Das OLG Köln (Urteil vom 20.02.2015 – I-6 U 118/14, Rn. 86) urteilte zu dieser Frage noch in nachvollziehbarer Art und Weise, dass
„aus der unbestimmten Formulierung, der Händler habe ‚dazu beizutragen‘, keine Pflicht des Händlers zur umfassenden aktiven Überwachung der Elektroprodukte hergeleitet werden [kann]. Anderes mag gelten, wenn der Händler positive Kenntnis von unterlassenen sicherheitsrelevanten Maßnahmen seitens der Hersteller hat.″
Diese Einordnung des VG Köln entspricht der Rechtsstellung, die Intermediären in vergleichbaren Situationen zugesprochen wird. So haftet beispielsweise der Betreiber einer Internet-Handelsplattform für fehlende Pflichtangaben der Händler grundsätzlich erst ab Kenntnis der Rechtsverletzung (OLG Köln, Urteil v. 20.12.2013 – I-6 U 56/13). Gleiches gilt für fremde Informationen, die Diensteanbieter nach § 10 TMG für ihre Nutzer speichern.

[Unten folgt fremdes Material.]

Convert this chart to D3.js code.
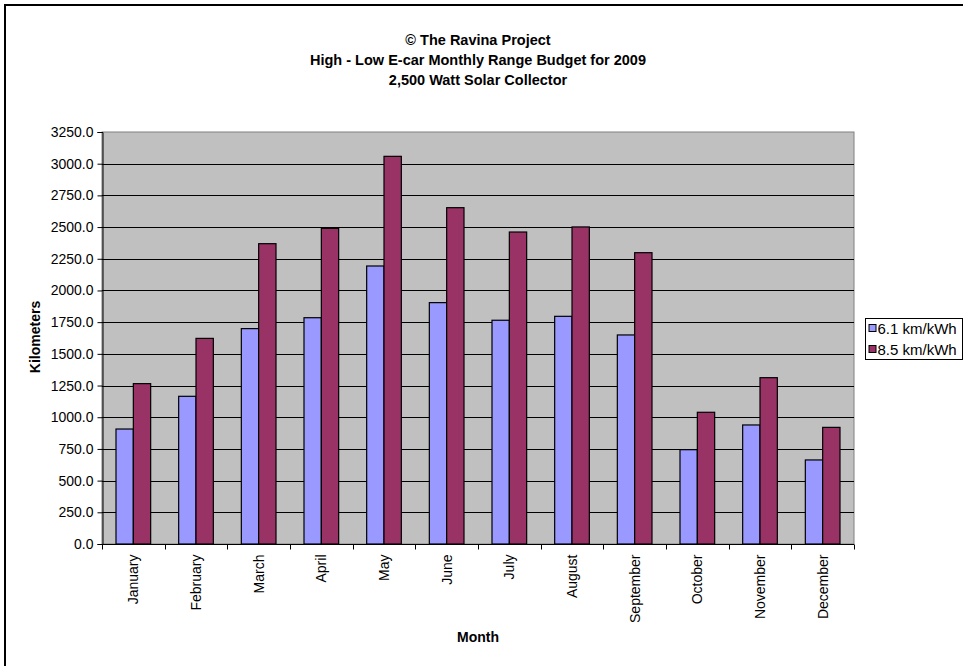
<!DOCTYPE html>
<html>
<head>
<meta charset="utf-8">
<script src="https://cdn.jsdelivr.net/npm/d3@7"></script>
<style>
  html, body { margin: 0; padding: 0; background: #fff; }
  svg { display: block; font-family: "Liberation Sans", Arial, sans-serif; }
</style>
</head>
<body>
<svg id="chart" width="963" height="666"></svg>
<script>
// Monthly range budget, km
const months = ["January","February","March","April","May","June","July","August","September","October","November","December"];
const low = [907, 1165, 1699, 1785, 2193, 1904, 1765, 1796, 1649, 744, 939, 663];     // 6.1 km/kWh
const high = [1265, 1622, 2369, 2490, 3058, 2653, 2461, 2501, 2298, 1039, 1312, 920];  // 8.5 km/kWh
const seriesNames = ["6.1 km/kWh", "8.5 km/kWh"];
const seriesColors = ["#9999FF", "#993366"];
const yTicks = [0, 250, 500, 750, 1000, 1250, 1500, 1750, 2000, 2250, 2500, 2750, 3000, 3250];
const titleLines = ["© The Ravina Project", "High - Low E-car Monthly Range Budget for 2009", "2,500 Watt Solar Collector"];

const svg = d3.select("#chart");
const plot = { left: 102, top: 132, right: 854, bottom: 544 };

// outer frame
svg.append("rect")
  .attr("x", 5).attr("y", 5).attr("width", 1000).attr("height", 1000)
  .attr("fill", "none").attr("stroke", "#000").attr("stroke-width", 2);

// title
svg.append("g").selectAll("text").data(titleLines).join("text")
  .attr("x", 478).attr("y", (d, i) => 45 + i * 20)
  .attr("text-anchor", "middle")
  .attr("font-size", 14.5).attr("font-weight", "bold")
  .text(d => d);

const x = d3.scaleBand().domain(months).range([plot.left, plot.right]).paddingInner(0).paddingOuter(0);
const y = d3.scaleLinear().domain([0, 3250]).range([plot.bottom, plot.top]);

// plot background
svg.append("rect")
  .attr("x", plot.left).attr("y", plot.top)
  .attr("width", plot.right - plot.left).attr("height", plot.bottom - plot.top)
  .attr("fill", "#C0C0C0").attr("stroke", "#808080").attr("stroke-width", 1);

// gridlines
svg.append("g").selectAll("line").data(yTicks.filter(t => t > 0 && t < 3250)).join("line")
  .attr("x1", plot.left).attr("x2", plot.right)
  .attr("y1", d => Math.round(y(d)) + 0.5).attr("y2", d => Math.round(y(d)) + 0.5)
  .attr("stroke", "#000").attr("stroke-width", 1);

// bars
const groupPad = 14;
const barW = (x.bandwidth() - 2 * groupPad) / 2;
const data = months.map((m, i) => ({ m, vals: [low[i], high[i]] }));
const groups = svg.append("g").selectAll("g").data(data).join("g");
groups.selectAll("rect").data(d => d.vals.map((v, k) => ({ m: d.m, v, k }))).join("rect")
  .attr("x", d => x(d.m) + groupPad + d.k * barW)
  .attr("y", d => y(d.v))
  .attr("width", barW)
  .attr("height", d => y(0) - y(d.v))
  .attr("fill", d => seriesColors[d.k])
  .attr("stroke", "#000").attr("stroke-width", 1.2);

// y axis
const yAxis = d3.axisLeft(y).tickValues(yTicks).tickFormat(d3.format(".1f")).tickSize(5).tickPadding(4);
const gy = svg.append("g").attr("transform", `translate(${plot.left + 0.5},0)`).call(yAxis);
gy.select(".domain").attr("stroke", "#000");
gy.selectAll("text").attr("font-size", 14).attr("fill", "#000").attr("font-family", "Liberation Sans, Arial, sans-serif");

// x axis
const gx = svg.append("g").attr("transform", `translate(0,${plot.bottom + 0.5})`);
gx.append("line").attr("x1", plot.left).attr("x2", plot.right).attr("stroke", "#000");
const bounds = d3.range(months.length + 1).map(i => plot.left + i * x.step());
gx.selectAll("line.tick").data(bounds).join("line").attr("class", "tick")
  .attr("x1", d => Math.round(d) + 0.5).attr("x2", d => Math.round(d) + 0.5)
  .attr("y1", 0).attr("y2", 5).attr("stroke", "#000");
gx.selectAll("text").data(months).join("text")
  .attr("transform", d => `translate(${x(d) + x.bandwidth() / 2 + 5},10) rotate(-90)`)
  .attr("text-anchor", "end")
  .attr("font-size", 14)
  .text(d => d);

// axis titles
svg.append("text")
  .attr("transform", "translate(40,337) rotate(-90)")
  .attr("text-anchor", "middle").attr("font-size", 14).attr("font-weight", "bold")
  .text("Kilometers");
svg.append("text")
  .attr("x", 478).attr("y", 642)
  .attr("text-anchor", "middle").attr("font-size", 14).attr("font-weight", "bold")
  .text("Month");

// legend
const lg = svg.append("g").attr("transform", "translate(865.5,318.5)");
lg.append("rect").attr("width", 97).attr("height", 41).attr("fill", "#fff").attr("stroke", "#000");
const items = lg.selectAll("g").data(seriesNames).join("g")
  .attr("transform", (d, i) => `translate(0,${10 + i * 21})`);
items.append("rect").attr("x", 3.5).attr("y", -4).attr("width", 7).attr("height", 7)
  .attr("fill", (d, i) => seriesColors[i]).attr("stroke", "#000");
items.append("text").attr("x", 12).attr("y", 5).attr("font-size", 15).text(d => d);
</script>
</body>
</html>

Unbestimmtheit der Pflichten führt zu Rechtsunsicherheit der Händler
Schließlich führt die Auffassung des BGH zu einer unzumutbaren Rechtsunsicherheit der Händler. Allein aufgrund der Formulierung „dafür zu sorgen“ muss er nunmehr selbst beurteilen, inwieweit er das gehandelte Produkt zu prüfen hat.

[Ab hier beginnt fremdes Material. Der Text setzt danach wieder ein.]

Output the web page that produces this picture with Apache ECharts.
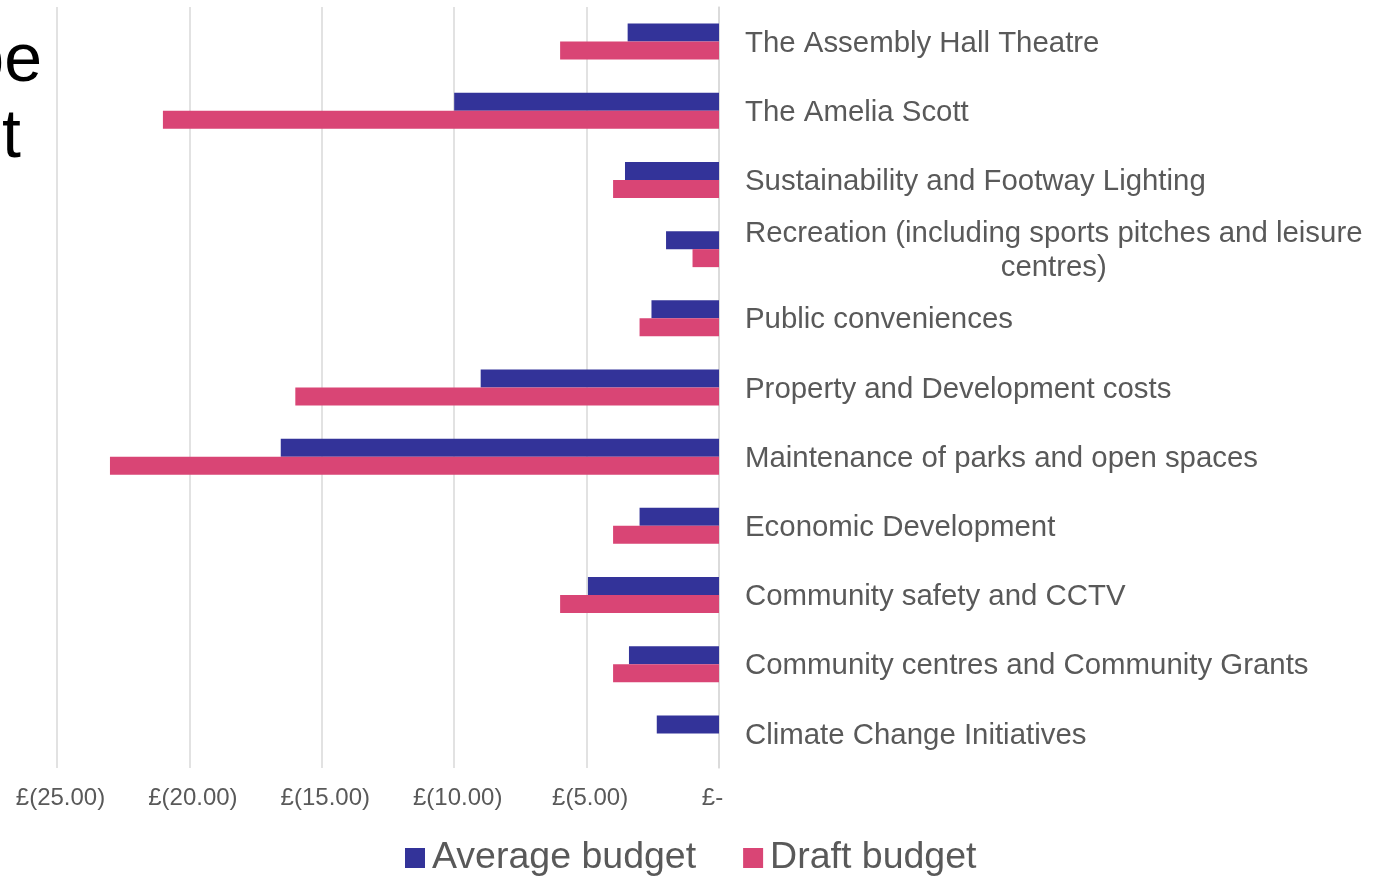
<!DOCTYPE html>
<html>
<head>
<meta charset="utf-8">
<script src="https://cdn.jsdelivr.net/npm/echarts@6/dist/echarts.min.js"></script>
<style>
html,body{margin:0;padding:0;background:#fff;}
#chart{width:1388px;height:876px;}
</style>
</head>
<body>
<div id="chart"></div>
<script>
var categories = [
  'The Assembly Hall Theatre',
  'The Amelia Scott',
  'Sustainability and Footway Lighting',
  'Recreation (including sports pitches and leisure centres)',
  'Public conveniences',
  'Property and Development costs',
  'Maintenance of parks and open spaces',
  'Economic Development',
  'Community safety and CCTV',
  'Community centres and Community Grants',
  'Climate Change Initiatives'
];
var averageBudget = [-3.45, -10, -3.55, -2, -2.55, -9, -16.55, -3, -4.95, -3.4, -2.35];
var draftBudget = [-6, -21, -4, -1, -3, -16, -23, -4, -6, -4, 0];
var seriesNames = ['Average budget', 'Draft budget'];
var titleLines = ['pe', 't'];

var chart = echarts.init(document.getElementById('chart'), null, {renderer: 'canvas'});
var FONT = 'Liberation Sans, Arial, sans-serif';
var option = {
  backgroundColor: '#ffffff',
  animation: false,
  grid: {left: 57, right: 669, top: 7, bottom: 108, containLabel: false},
  xAxis: {
    type: 'value',
    min: -25, max: 0, interval: 5,
    axisLine: {show: false},
    axisTick: {show: false},
    splitLine: {show: true, lineStyle: {color: '#d9d9d9', width: 1.5}},
    axisLabel: {
      color: '#595959', fontFamily: FONT, fontSize: 24, margin: 18,
      padding: [0, 0, 0, 7],
      formatter: function (v) {
        if (v === 0) return '£-   ';
        return '£(' + (-v).toFixed(2) + ')';
      }
    }
  },
  yAxis: {
    type: 'category',
    data: categories,
    inverse: true,
    position: 'right',
    axisLine: {show: true, lineStyle: {color: '#d9d9d9', width: 1.5}},
    axisTick: {show: false},
    axisLabel: {
      margin: 26,
      padding: [4, 0, 0, 0],
      color: '#595959', fontFamily: FONT, fontSize: 29.4,
      formatter: function (v) {
        if (v.indexOf('Recreation') === 0) {
          return '{a|Recreation (including sports pitches and leisure}\n{c|centres)}';
        }
        return v;
      },
      rich: {
        a: {align: 'left', color: '#595959', fontFamily: FONT, fontSize: 29.4, lineHeight: 34},
        c: {align: 'center', color: '#595959', fontFamily: FONT, fontSize: 29.4, lineHeight: 34}
      }
    }
  },
  legend: {
    data: seriesNames,
    left: 405, top: 839, padding: 0,
    itemWidth: 20, itemHeight: 20, itemGap: 47,
    icon: 'rect',
    textStyle: {color: '#595959', fontFamily: FONT, fontSize: 37.5, padding: [0, 0, 0, 2]}
  },
  graphic: [
    {type: 'text', x: 42, y: 28, style: {text: titleLines[0], fill: '#000', font: '68px Liberation Sans, Arial, sans-serif', textAlign: 'right'}},
    {type: 'text', x: 21, y: 104, style: {text: titleLines[1], fill: '#000', font: '68px Liberation Sans, Arial, sans-serif', textAlign: 'right'}}
  ],
  series: [
    {
      name: seriesNames[0], type: 'bar', data: averageBudget,
      barWidth: 18, barGap: '0%',
      itemStyle: {color: '#333399'}
    },
    {
      name: seriesNames[1], type: 'bar', data: draftBudget,
      barWidth: 18, barGap: '0%',
      itemStyle: {color: '#d94575'}
    }
  ]
};
chart.setOption(option);
</script>
</body>
</html>
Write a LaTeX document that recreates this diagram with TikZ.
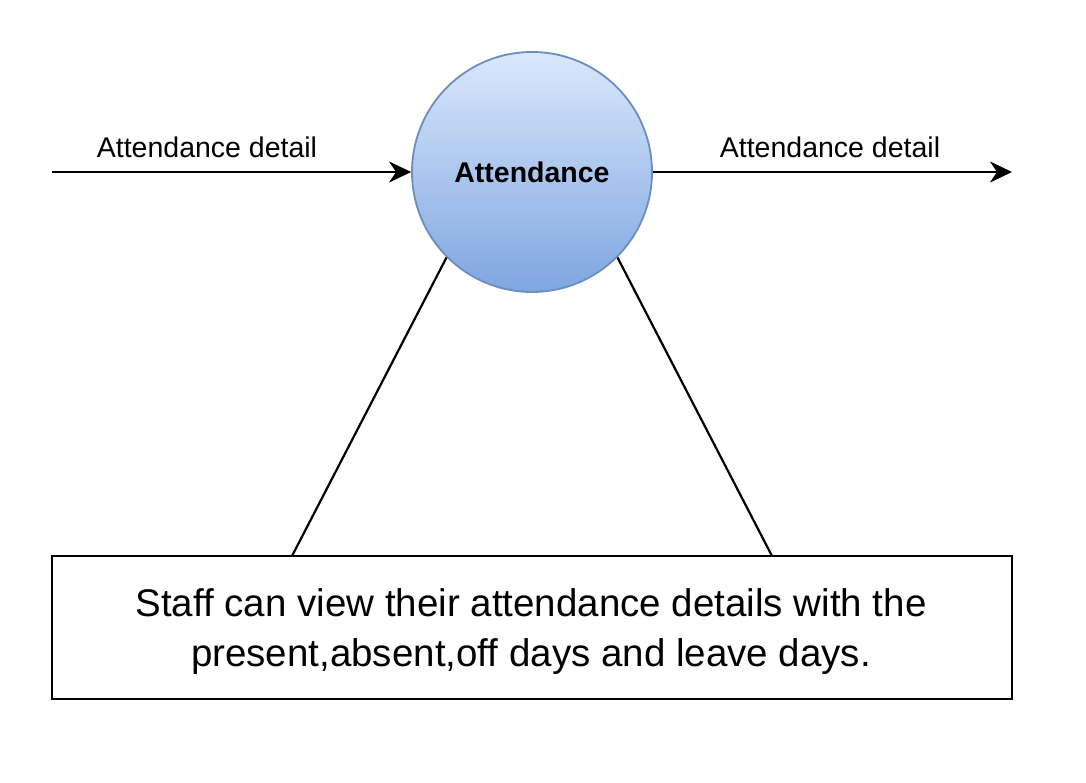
\documentclass[tikz,border=0pt]{standalone}
\usepackage{fontspec}
\setmainfont{Liberation Sans}
\usetikzlibrary{arrows.meta,shapes.geometric}
\definecolor{procfill1}{HTML}{DAE8FC}
\definecolor{procfill2}{HTML}{7EA6E0}
\definecolor{procdraw}{HTML}{6C8EBF}
\tikzset{
  proc/.style={circle, draw=procdraw, line width=1.8pt, top color=procfill1, bottom color=procfill2, minimum size=240pt, inner sep=0pt, font=\fontsize{28.5}{34}\selectfont\bfseries},
  flow/.style={line width=2.2pt, -{Stealth[length=22pt,width=21pt,inset=7pt]}},
  link/.style={line width=2.2pt},
  lbl/.style={font=\fontsize{28.5}{34}\selectfont, inner sep=0pt},
  notebox/.style={draw, line width=2.2pt, minimum width=960pt, minimum height=143pt, inner sep=0pt},
  notetext/.style={font=\fontsize{38.5}{50}\selectfont, align=center, inner sep=0pt}
}
\begin{document}
\begin{tikzpicture}[x=1pt,y=-1pt]
\useasboundingbox (0,0) rectangle (1086,782);
\node[proc] (p) at (532,172) {Attendance};
\coordinate (in) at (52,172);
\coordinate (out) at (1012,172);
\draw[flow] (in) -- (p.west);
\draw[flow] (p.east) -- (out);
\node[lbl] (l1) at (207,147) {Attendance detail};
\node[lbl] (l2) at (830,147) {Attendance detail};
\node[notebox] (n) at (532,627.5) {};
\node[notetext] (nt) at (531,632) {Staff can view their attendance details with the\\present,absent,off days and leave days.};
\coordinate (bl) at (292,556);
\coordinate (br) at (772,556);
\draw[link] (p.-135) -- (bl);
\draw[link] (p.-45) -- (br);
\end{tikzpicture}
\end{document}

Geht es hier nur um eine „Sichtprüfung“ im Hinblick auf offensichtliche formale Fehler (Stichwort: Kennzeichnung) oder muss der Händler z.B. auch die mitgelieferte Gebrauchsanleitung inhaltlich beurteilen oder gar in eine technische Prüfung einsteigen? Dies ist mit dem Bestimmtheitsgrundsatz aus Art. 20 Abs. 3 GG nicht vereinbar.
Praktische Umsetzungsprobleme
Im Ergebnis führt das Urteil des BGH zu einer nicht hinnehmbaren Auferlegung umfangreicher und nicht hinreichend bestimmter Prüfpflichten. Es stellt sich die Frage, wie z.B. nicht auf eine bestimmte Produktkategorie beschränkte Händler den Prüfpflichten in der Praxis nachkommen können sollen.